Another man steps out of the elevator carrying a script, ready to prompt him.

"Let me once again point your attention to ... draw your attention to ... to what?" he breaks off, laughing. His friend offers a few words of direction and he rattles through the rest of his speech.

"After that, you just say, 'Are there any questions?'" the other man says.

And there will be questions. The first and most frequent one is: "Is that a real lobster?" Morton's is a tradition-bound sort of place and one of the traditions is that the waiter, with the aid of a tableside cart, displays food from the menu: plastic-wrapped steaks, a head of broccoli, onions, tomatoes, a potato as big as a brick and, with claws neatly banded, a lobster.

There's a Morton's way to do pretty much everything, and the ideal is that a customer who enjoys the original 20-table State Street Morton's in Chicago will feel right at home in Honolulu's new, 9,000-square-foot location, said general manager and maitre d' Greg Omotoy.

The customs were established by owner Arnie Morton in Chicago, and they apply to the entire 62-restaurant chain.

His dream server, Omotoy said, is someone who has a genuine concern for the guests. That's a Morton's word: "guests," never "customers." And the restaurant is not a "unit" or a "store." It's supposed to be the guests' home away from home, he said.
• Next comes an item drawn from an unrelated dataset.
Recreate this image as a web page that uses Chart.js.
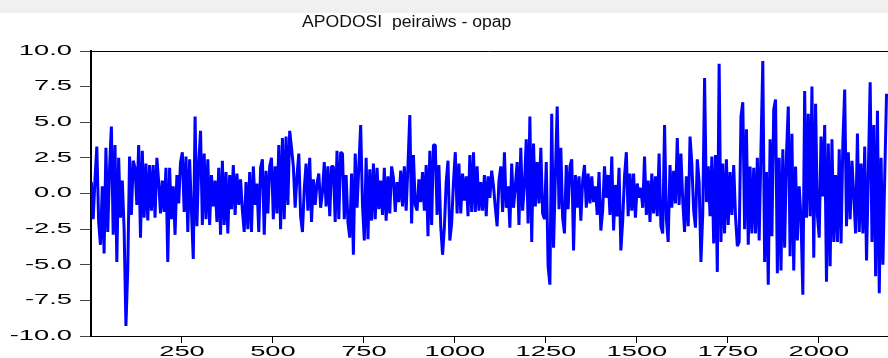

Every Morton's has private wine lockers where regulars can set aside favorites. Every Morton's has an exhibition kitchen (they were among the first restaurants to showcase chefs in this way). Every Morton's has the same rich-looking wood paneling, the same Frank Sinatra sound tracks ('Ol Blue Eyes, who once declared a Morton's steak the best he'd ever had, is the only crooner you'll ever hear in a Morton's restaurant) and the same feeling that Tony Soprano might just walk in, take a corner table facing the door and call for the 24-ounce porterhouse.